Le programme « Civils Blessés de guerre » qui a, pendant des années, traité et sauvé des milliers de blessés, tourne, heureusement, plutôt au ralenti avec la libération d’Alep mais nous continuons à traiter soit de nouveaux blessés qui ont sauté sur des mines laissées par les rebelles avant leur départ ou d’anciens blessés déjà traités mais qui ont besoin de traitement ou d’autres interventions chirurgicales.

Par contre, « le programme médical des Maristes Bleus » a pris beaucoup d’ampleur à cause de l’augmentation de la pauvreté, du chômage et du coût de la vie. Pour les malades qui n’ont pas les moyens, nous participons aux coûts des interventions chirurgicales, des traitements à l’hôpital ou tout simplement aux coûts des ordonnances (le prix des médicaments fabriqués localement vient d’être augmenté de 400%), des radios et scanners, et des analyses de labo.

« J’ai soif » distribue, avec nos 4 camionnettes, de l’eau aux domiciles de 40-45 familles chaque jour. A cause de la difficulté de remplir nos camionnettes de l’eau des puits forés un peu partout à Alep – qui sont pris d’assaut de 8h du matin à 10h du soir- et la perte de temps occasionnée à attendre son tour, nous avons commencé à forer notre propre puits. Nous pourrons ainsi remplir rapidement et distribuer quotidiennement à un plus grand nombre de familles.

Enfin, « Goutte de Lait » est à son 22ème mois de distribution de lait à 3000 enfants chaque mois. Projet essentiel à la croissance et au développement de nos enfants et qui n’a pas arrêté un seul jour malgré la difficulté d’approvisionnement en lait, surtout le lait spécial pour nourrissons, et le coût important du projet.

Avec la libération d’Alep, malgré notre Optimisme prudent, la tâche est encore plus importante qu’avant. Elle est énorme. Serions-nous capables physiquement, moralement et financièrement de relever les défis ? Aider les déplacés à rentrer chez eux le moment venu ? les chômeurs à trouver un emploi ? les traumatisés à panser leurs blessures ? les désespérés à retrouver l’espoir ? les enfants à vivre leur enfance volée par la guerre ? les gens à pardonner ? à se réconcilier ? Serions-nous capables de convaincre les gens de ne plus quitter le pays ? L’exode continue et tous les jours des amis, des connaissances, des bénévoles, des collaborateurs ou des bénéficiaires viennent nous dire un au-revoir qui ressemble plus à un adieu.
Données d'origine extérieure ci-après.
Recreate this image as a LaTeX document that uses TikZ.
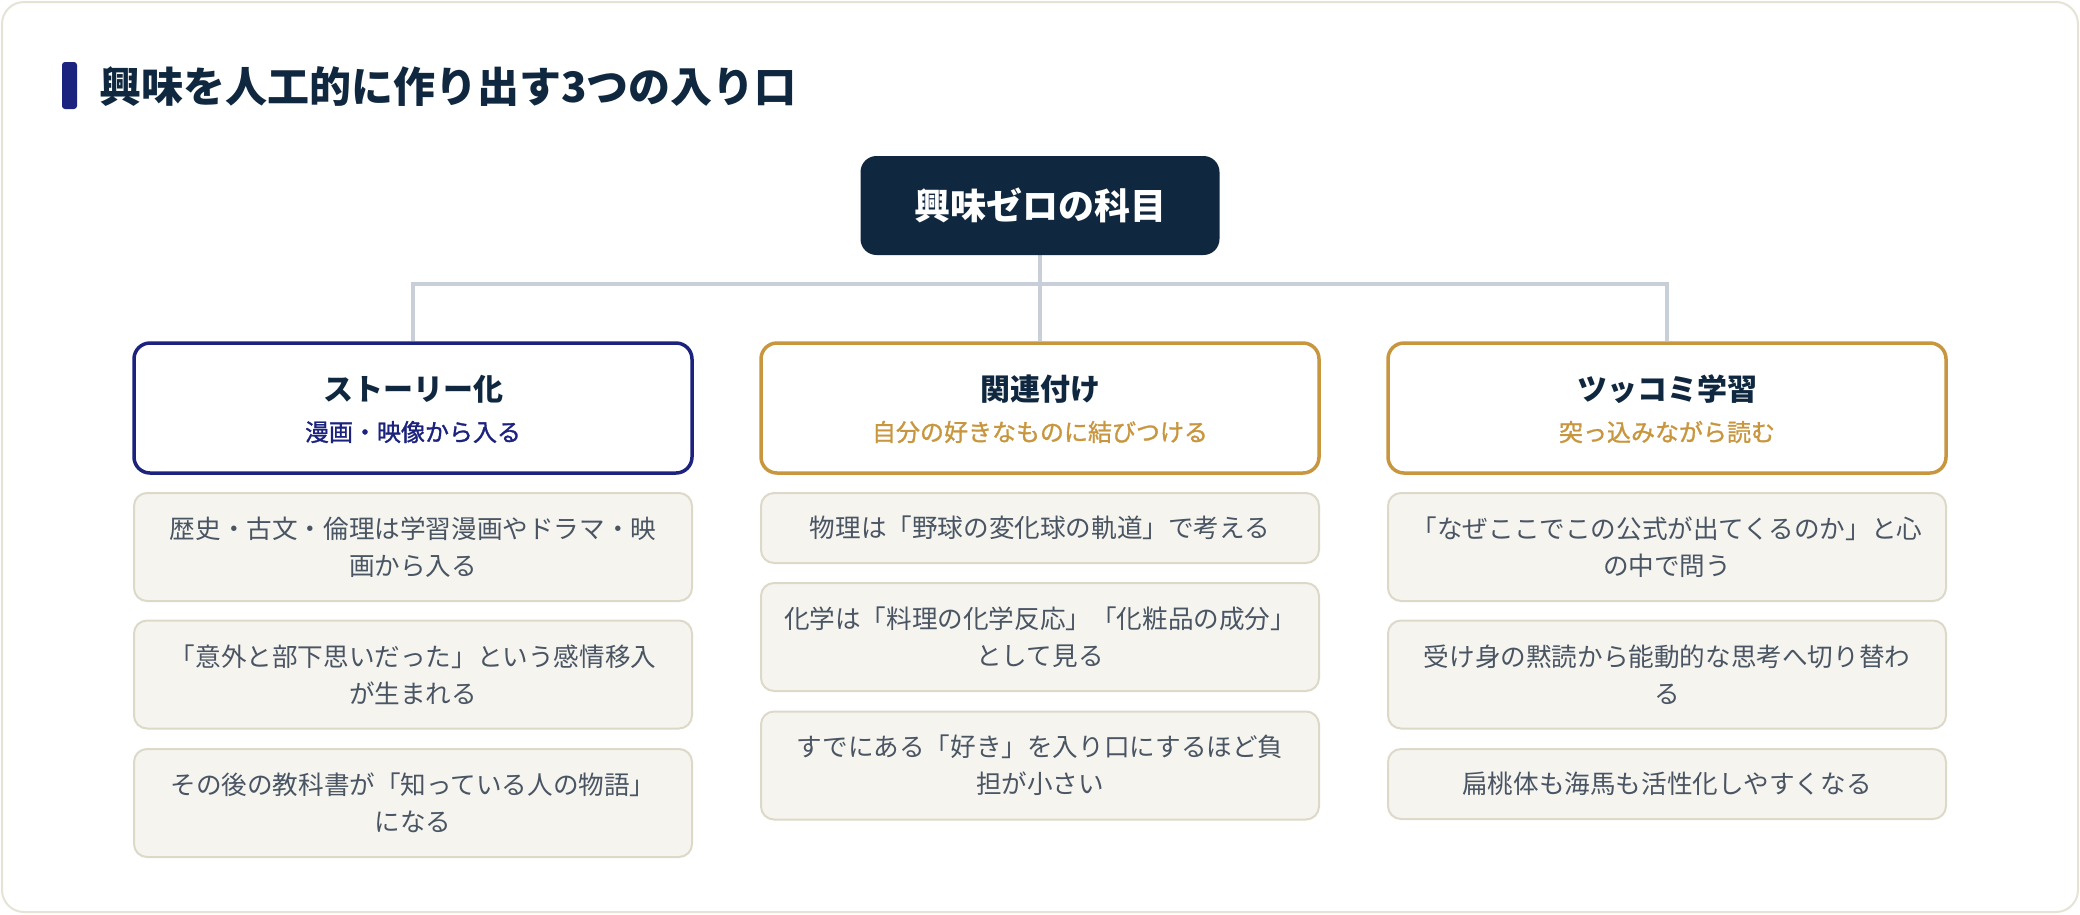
\documentclass[tikz,border=0pt]{standalone}
\usepackage{fontspec}
\usetikzlibrary{backgrounds}
\setmainfont{Noto Sans CJK JP}
\definecolor{framec}{HTML}{E6E3D6}
\definecolor{navyc}{HTML}{1C237E}
\definecolor{darkc}{HTML}{10283F}
\definecolor{goldc}{HTML}{C8963E}
\definecolor{itemfill}{HTML}{F5F4EF}
\definecolor{itemdraw}{HTML}{DDD9C9}
\definecolor{bodyc}{HTML}{4A5563}
\definecolor{connc}{HTML}{C8CFD9}
\tikzset{
  catbox/.style={draw=#1, line width=3.5pt, fill=white, rounded corners=16pt,
    minimum width=558pt, minimum height=130pt, inner sep=0pt},
  cattitle/.style={text=darkc, inner sep=0pt, font=\fontsize{30}{36}\selectfont\bfseries},
  catsub/.style={text=#1, inner sep=0pt, font=\fontsize{24}{30}\selectfont\addfontfeatures{FakeBold=1.2}},
  itembox/.style={draw=itemdraw, line width=2pt, fill=itemfill, rounded corners=13pt,
    minimum width=558pt, minimum height=#1, inner sep=0pt, align=center, text=bodyc,
    font=\fontsize{25.6}{37}\selectfont},
  conn/.style={draw=connc, line width=3.5pt}
}
\begin{document}
\begin{tikzpicture}[x=1pt,y=-1pt]
\useasboundingbox (0,0) rectangle (2080,914);
% title
\fill[navyc, rounded corners=3pt] (62,62) rectangle (77,109);
\node[anchor=west, inner sep=0pt, text=darkc, font=\fontsize{42}{48}\selectfont\bfseries] (title) at (99,87) {興味を人工的に作り出す3つの入り口};
% root
\node[fill=darkc, rounded corners=16pt, minimum width=359pt, minimum height=99pt, inner sep=0pt,
  text=white, font=\fontsize{36}{42}\selectfont\bfseries] (root) at (1040,205.5) {興味ゼロの科目};
\coordinate (hub) at (1040,284);
% category boxes
\node[catbox=navyc] (c1) at (413,408) {};
\node[catbox=goldc] (c2) at (1040,408) {};
\node[catbox=goldc] (c3) at (1667,408) {};
\node[cattitle] (t1) at (413,389) {ストーリー化};
\node[catsub=navyc] (s1) at (413,432) {漫画・映像から入る};
\node[cattitle] (t2) at (1040,389) {関連付け};
\node[catsub=goldc] (s2) at (1040,432) {自分の好きなものに結びつける};
\node[cattitle] (t3) at (1667,389) {ツッコミ学習};
\node[catsub=goldc] (s3) at (1667,432) {突っ込みながら読む};
% items column 1
\node[itembox=108pt] (a1) at (413,547) {歴史・古文・倫理は学習漫画やドラマ・映\\画から入る};
\node[itembox=108pt] (a2) at (413,674.5) {「意外と部下思いだった」という感情移入\\が生まれる};
\node[itembox=108pt] (a3) at (413,803) {その後の教科書が「知っている人の物語」\\になる};
% items column 2
\node[itembox=70pt] (b1) at (1040,528) {物理は「野球の変化球の軌道」で考える};
\node[itembox=108pt] (b2) at (1040,637) {化学は「料理の化学反応」「化粧品の成分」\\として見る};
\node[itembox=108pt] (b3) at (1040,765.5) {すでにある「好き」を入り口にするほど負\\担が小さい};
% items column 3
\node[itembox=108pt] (d1) at (1667,547) {「なぜここでこの公式が出てくるのか」と心\\の中で問う};
\node[itembox=108pt] (d2) at (1667,674.5) {受け身の黙読から能動的な思考へ切り替わ\\る};
\node[itembox=70pt] (d3) at (1667,784) {扁桃体も海馬も活性化しやすくなる};
% frame and connectors behind everything
\begin{scope}[on background layer]
\draw[draw=framec, fill=white, line width=2pt, rounded corners=22pt] (2,2) rectangle (2078,912);
\draw[conn] (root.south) -- (hub);
\draw[conn] (c1.north) -- (c1.north |- hub) -- (c3.north |- hub) -- (c3.north);
\draw[conn] (hub) -- (c2.north);
\end{scope}
\end{tikzpicture}
\end{document}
En dépit de tout, nous continuons à vivre notre engagement. Avec un Optimisme prudent, nous faisons nôtre cet extrait du beau texte de notre ami le P. Jean Debruynne :

« Résister c’est s’obstiner à regarder un bout de ciel même s’il est gris ou noir, même s’il tient dans un mouchoir de poche, incarcéré entre des murs trop hauts. Résister c’est ne jamais renoncer à guetter le soleil par l’ouverture d’une bouche d’égout.
Résister c’est être assez têtu pour voir se lever le jour derrière les barbelés..
Résister c’est ne pas céder à l’obligation de se taire.
Résister c’est une fierté.
Résister c’est refuser l’intolérance, l’indifférence et la négation des différences.
Résister ne renonce jamais.
Résister n’accepte jamais la tranquillité.
Résister choisit d’être responsable.
Résister c’est se tenir debout devant Dieu. Debout et non pas à plat ventre, ni à genoux.
Parce que résister c’est inventer d’aimer. »

Nous croyons aussi que résister c’est Espérer, comme à Pâques, qu’après la mort, il y a la résurrection.